Sixty Iowa National Guard members are part of the “Agribusiness Development Team” that’s headed to Afghanistan.  A send-off ceremony was held last Thursday at Camp Dodge in Johnston.

Colonel Neil Stockfleth says he and his troops hope to address a number of concerns.

“There is just a whole series of problems but the biggest is Afghanistan is not feeding itself as a country.  Most of these people are subsistence farmers,” Stockfleth says. “The biggest crop they’re raising is wheat. They’re grinding that wheat for bread and baking that bread for their families, so it’s truly a subsistence form of agriculture.”

The 60 Iowa National Guard soldiers will take over from a group of Californians who’ve been helping Afghan farmers modernize and rebuild. According to Stockfleth, the Soviets destroyed orchards and irrigation systems as they fought their own Afghan war from 1979 to 1989.

“When we were over there — we did a short visit this spring — we saw fields that obviously had historically been farmed that weren’t today, so there’s ground that needs to be brought back into production,” Stockfleth says.  “Their wheat — their primary crop — their yields could certainly be improved with some improved management practices which might be fertilization, seed selection, irrigation timing — those kind of practices, so there’s just a whole host of things that we can look at.” 

Herds of goats and sheep will get attention from the Iowa soldiers, too, as Stockfleth says they’re suffering from parasites and other maladies.

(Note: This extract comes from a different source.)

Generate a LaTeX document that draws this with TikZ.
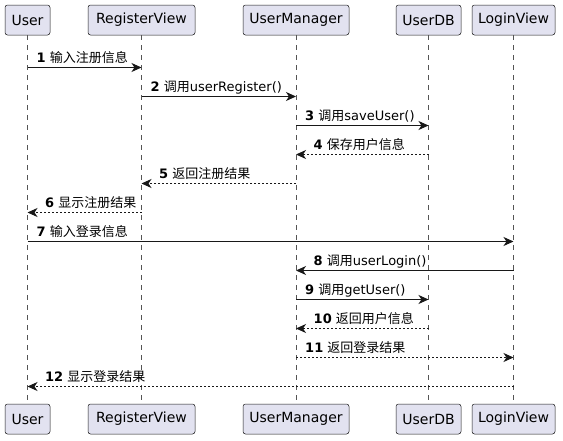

“We have to be very careful to meet the needs that the Afghan people want met,” Stockfleth says. “Not just what we think should be done, we need to ask them and work with them on projects that they want to see accomplished.”

Stockfleth grew up on a western Iowa farm near Schleswig and he worked for the U.S.D.A. for 20 years. Stockfleth and his team will be working in an area of Afghanistan that’s about the size of one and a half Iowa counties.

“I’ve often said to the team members that we aren’t going to make wholesale changes. It’s just not possible in the short period of time, even though we think a year is a long time.  In the seasons of agriculture, we know that’s just a drop in the bucket. We hope to have a positive impact, incremental changes,” Stockfleth says. “Now we are following a California team that’s in there and we are going to be followed by an Illinois team, so what we want to do is make sure that our projects line up with the teams proceeding us and following us so that we build a consecutive effort that over time we can have maybe a lasting impact that’s going to help these people improve their lot.”

As part of their preparation, some of the Afghanistan-bound soldiers, including Stockfleth, went to Living History Farms in June to practice hitching teams of horses and oxen to wagons, and driving the wagons around the historic area in Urbandale.